(Entries with chart source code)
####################
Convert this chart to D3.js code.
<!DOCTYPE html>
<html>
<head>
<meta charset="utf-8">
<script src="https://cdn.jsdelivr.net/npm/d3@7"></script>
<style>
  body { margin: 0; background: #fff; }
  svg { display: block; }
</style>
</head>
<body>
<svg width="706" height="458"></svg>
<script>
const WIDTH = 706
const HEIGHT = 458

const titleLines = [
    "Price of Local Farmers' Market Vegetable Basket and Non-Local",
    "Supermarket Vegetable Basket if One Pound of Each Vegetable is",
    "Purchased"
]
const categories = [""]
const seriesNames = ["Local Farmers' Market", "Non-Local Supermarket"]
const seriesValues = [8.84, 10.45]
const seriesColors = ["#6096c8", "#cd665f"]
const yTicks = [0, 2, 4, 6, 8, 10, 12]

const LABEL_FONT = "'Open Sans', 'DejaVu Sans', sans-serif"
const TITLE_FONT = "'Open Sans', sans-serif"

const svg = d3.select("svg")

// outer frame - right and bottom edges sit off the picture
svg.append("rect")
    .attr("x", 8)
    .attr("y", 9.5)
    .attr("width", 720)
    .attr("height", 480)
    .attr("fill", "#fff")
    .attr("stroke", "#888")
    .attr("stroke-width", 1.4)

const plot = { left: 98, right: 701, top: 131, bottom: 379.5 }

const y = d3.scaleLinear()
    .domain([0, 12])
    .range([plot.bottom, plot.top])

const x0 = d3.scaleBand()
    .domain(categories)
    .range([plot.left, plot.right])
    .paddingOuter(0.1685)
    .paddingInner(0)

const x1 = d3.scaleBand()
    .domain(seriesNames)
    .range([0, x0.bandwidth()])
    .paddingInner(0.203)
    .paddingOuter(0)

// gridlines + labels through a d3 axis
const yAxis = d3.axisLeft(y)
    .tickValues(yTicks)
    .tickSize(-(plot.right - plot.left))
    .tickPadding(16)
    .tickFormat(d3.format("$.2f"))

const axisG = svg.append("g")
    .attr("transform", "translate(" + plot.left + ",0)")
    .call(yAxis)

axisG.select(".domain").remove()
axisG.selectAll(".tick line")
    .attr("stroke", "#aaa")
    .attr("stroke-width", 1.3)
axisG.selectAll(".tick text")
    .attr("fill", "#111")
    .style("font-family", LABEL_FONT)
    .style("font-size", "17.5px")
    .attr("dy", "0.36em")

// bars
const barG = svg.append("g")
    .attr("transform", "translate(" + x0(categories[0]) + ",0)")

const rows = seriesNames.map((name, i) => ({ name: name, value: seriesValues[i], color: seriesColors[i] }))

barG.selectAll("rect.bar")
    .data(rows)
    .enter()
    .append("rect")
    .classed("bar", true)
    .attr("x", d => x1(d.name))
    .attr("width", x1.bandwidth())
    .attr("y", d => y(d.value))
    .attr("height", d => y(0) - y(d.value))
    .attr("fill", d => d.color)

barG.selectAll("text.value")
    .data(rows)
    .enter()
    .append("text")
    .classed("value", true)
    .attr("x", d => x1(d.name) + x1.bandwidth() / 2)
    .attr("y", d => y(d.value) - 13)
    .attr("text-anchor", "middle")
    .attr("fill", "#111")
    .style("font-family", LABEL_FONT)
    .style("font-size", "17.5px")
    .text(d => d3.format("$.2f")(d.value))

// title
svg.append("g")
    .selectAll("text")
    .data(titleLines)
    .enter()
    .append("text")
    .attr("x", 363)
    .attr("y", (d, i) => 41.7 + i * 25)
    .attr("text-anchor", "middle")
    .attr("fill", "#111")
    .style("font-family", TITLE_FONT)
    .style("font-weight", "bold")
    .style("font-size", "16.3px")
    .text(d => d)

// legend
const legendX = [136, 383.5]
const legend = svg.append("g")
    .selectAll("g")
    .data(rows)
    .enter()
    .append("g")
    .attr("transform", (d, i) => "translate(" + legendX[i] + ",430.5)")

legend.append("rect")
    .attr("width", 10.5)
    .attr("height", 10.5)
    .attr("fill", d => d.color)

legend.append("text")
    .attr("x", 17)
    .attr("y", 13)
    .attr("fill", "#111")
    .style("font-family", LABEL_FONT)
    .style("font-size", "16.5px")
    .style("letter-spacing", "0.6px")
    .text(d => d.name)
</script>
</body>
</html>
####################
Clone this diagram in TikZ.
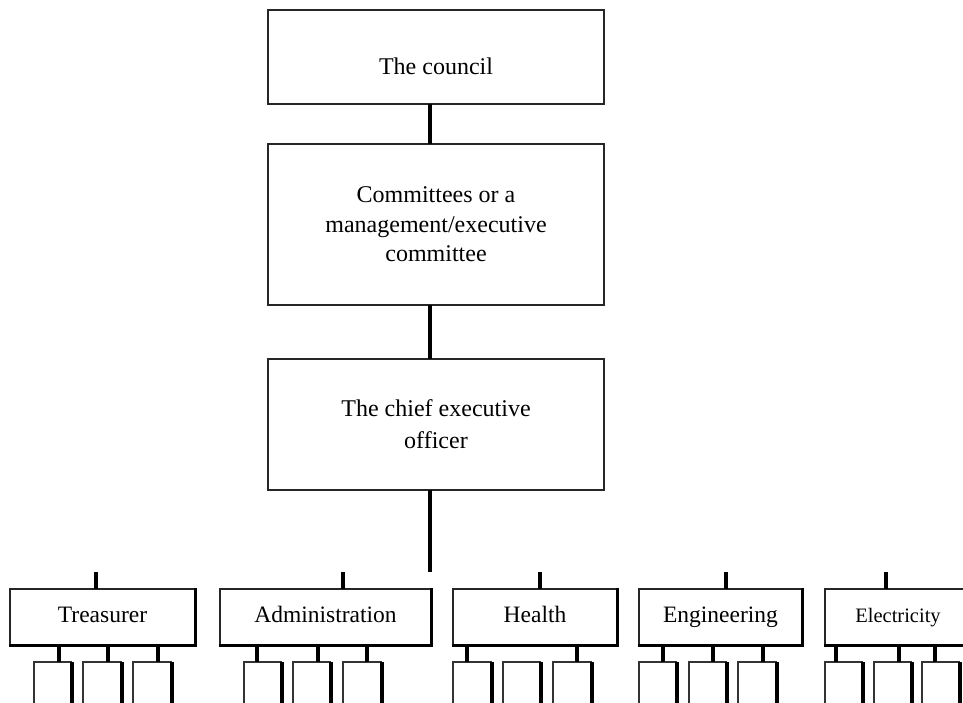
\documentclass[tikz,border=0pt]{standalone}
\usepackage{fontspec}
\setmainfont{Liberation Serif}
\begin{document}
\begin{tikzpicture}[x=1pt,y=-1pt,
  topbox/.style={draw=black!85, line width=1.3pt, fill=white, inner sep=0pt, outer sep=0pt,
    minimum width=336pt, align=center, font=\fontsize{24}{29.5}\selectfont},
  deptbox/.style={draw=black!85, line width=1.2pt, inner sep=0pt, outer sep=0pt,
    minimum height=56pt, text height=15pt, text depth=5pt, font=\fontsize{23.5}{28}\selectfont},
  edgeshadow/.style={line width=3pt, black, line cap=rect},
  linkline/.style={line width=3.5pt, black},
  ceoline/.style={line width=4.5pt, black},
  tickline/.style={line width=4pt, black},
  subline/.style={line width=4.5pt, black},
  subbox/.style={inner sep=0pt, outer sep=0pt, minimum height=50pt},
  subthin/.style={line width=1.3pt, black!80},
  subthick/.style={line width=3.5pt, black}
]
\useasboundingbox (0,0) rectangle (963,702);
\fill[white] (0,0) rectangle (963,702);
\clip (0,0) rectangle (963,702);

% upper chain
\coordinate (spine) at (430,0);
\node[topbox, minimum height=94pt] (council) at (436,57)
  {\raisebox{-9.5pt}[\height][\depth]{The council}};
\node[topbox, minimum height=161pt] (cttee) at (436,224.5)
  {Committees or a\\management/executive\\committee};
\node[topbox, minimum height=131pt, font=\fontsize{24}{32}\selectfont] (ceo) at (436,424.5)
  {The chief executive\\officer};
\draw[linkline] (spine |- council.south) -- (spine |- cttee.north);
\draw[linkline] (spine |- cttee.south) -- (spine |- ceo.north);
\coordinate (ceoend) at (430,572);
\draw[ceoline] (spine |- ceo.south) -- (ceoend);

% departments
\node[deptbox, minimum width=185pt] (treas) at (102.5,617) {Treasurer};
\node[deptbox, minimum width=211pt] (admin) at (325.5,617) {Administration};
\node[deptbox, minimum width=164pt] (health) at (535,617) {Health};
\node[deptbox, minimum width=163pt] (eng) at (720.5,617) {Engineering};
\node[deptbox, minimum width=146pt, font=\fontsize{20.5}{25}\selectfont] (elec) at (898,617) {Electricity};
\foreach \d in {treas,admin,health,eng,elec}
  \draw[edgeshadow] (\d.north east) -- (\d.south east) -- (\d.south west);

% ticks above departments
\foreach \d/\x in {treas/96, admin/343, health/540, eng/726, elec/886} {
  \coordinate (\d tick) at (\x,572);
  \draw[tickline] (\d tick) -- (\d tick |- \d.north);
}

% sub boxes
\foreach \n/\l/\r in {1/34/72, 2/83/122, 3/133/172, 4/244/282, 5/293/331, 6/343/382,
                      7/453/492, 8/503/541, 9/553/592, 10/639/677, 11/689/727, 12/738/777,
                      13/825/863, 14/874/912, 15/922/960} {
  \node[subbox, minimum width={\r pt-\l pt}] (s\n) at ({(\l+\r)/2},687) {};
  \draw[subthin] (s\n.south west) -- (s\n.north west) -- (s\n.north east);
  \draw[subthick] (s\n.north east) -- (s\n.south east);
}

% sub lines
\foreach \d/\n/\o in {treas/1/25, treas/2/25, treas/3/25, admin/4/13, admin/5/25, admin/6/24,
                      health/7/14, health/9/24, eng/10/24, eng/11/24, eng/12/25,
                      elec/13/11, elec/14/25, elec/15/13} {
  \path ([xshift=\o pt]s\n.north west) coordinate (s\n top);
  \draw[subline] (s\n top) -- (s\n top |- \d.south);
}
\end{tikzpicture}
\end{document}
####################
Nothing but the lines from the one with "Clone this diagram in TikZ." through the one with "-- (\d.south west);" is to be copied, exactly and ends included. Leave pictures out.

Clone this diagram in TikZ.
\documentclass[tikz,border=0pt]{standalone}
\usepackage{fontspec}
\setmainfont{Liberation Serif}
\begin{document}
\begin{tikzpicture}[x=1pt,y=-1pt,
  topbox/.style={draw=black!85, line width=1.3pt, fill=white, inner sep=0pt, outer sep=0pt,
    minimum width=336pt, align=center, font=\fontsize{24}{29.5}\selectfont},
  deptbox/.style={draw=black!85, line width=1.2pt, inner sep=0pt, outer sep=0pt,
    minimum height=56pt, text height=15pt, text depth=5pt, font=\fontsize{23.5}{28}\selectfont},
  edgeshadow/.style={line width=3pt, black, line cap=rect},
  linkline/.style={line width=3.5pt, black},
  ceoline/.style={line width=4.5pt, black},
  tickline/.style={line width=4pt, black},
  subline/.style={line width=4.5pt, black},
  subbox/.style={inner sep=0pt, outer sep=0pt, minimum height=50pt},
  subthin/.style={line width=1.3pt, black!80},
  subthick/.style={line width=3.5pt, black}
]
\useasboundingbox (0,0) rectangle (963,702);
\fill[white] (0,0) rectangle (963,702);
\clip (0,0) rectangle (963,702);

% upper chain
\coordinate (spine) at (430,0);
\node[topbox, minimum height=94pt] (council) at (436,57)
  {\raisebox{-9.5pt}[\height][\depth]{The council}};
\node[topbox, minimum height=161pt] (cttee) at (436,224.5)
  {Committees or a\\management/executive\\committee};
\node[topbox, minimum height=131pt, font=\fontsize{24}{32}\selectfont] (ceo) at (436,424.5)
  {The chief executive\\officer};
\draw[linkline] (spine |- council.south) -- (spine |- cttee.north);
\draw[linkline] (spine |- cttee.south) -- (spine |- ceo.north);
\coordinate (ceoend) at (430,572);
\draw[ceoline] (spine |- ceo.south) -- (ceoend);

% departments
\node[deptbox, minimum width=185pt] (treas) at (102.5,617) {Treasurer};
\node[deptbox, minimum width=211pt] (admin) at (325.5,617) {Administration};
\node[deptbox, minimum width=164pt] (health) at (535,617) {Health};
\node[deptbox, minimum width=163pt] (eng) at (720.5,617) {Engineering};
\node[deptbox, minimum width=146pt, font=\fontsize{20.5}{25}\selectfont] (elec) at (898,617) {Electricity};
\foreach \d in {treas,admin,health,eng,elec}
  \draw[edgeshadow] (\d.north east) -- (\d.south east) -- (\d.south west);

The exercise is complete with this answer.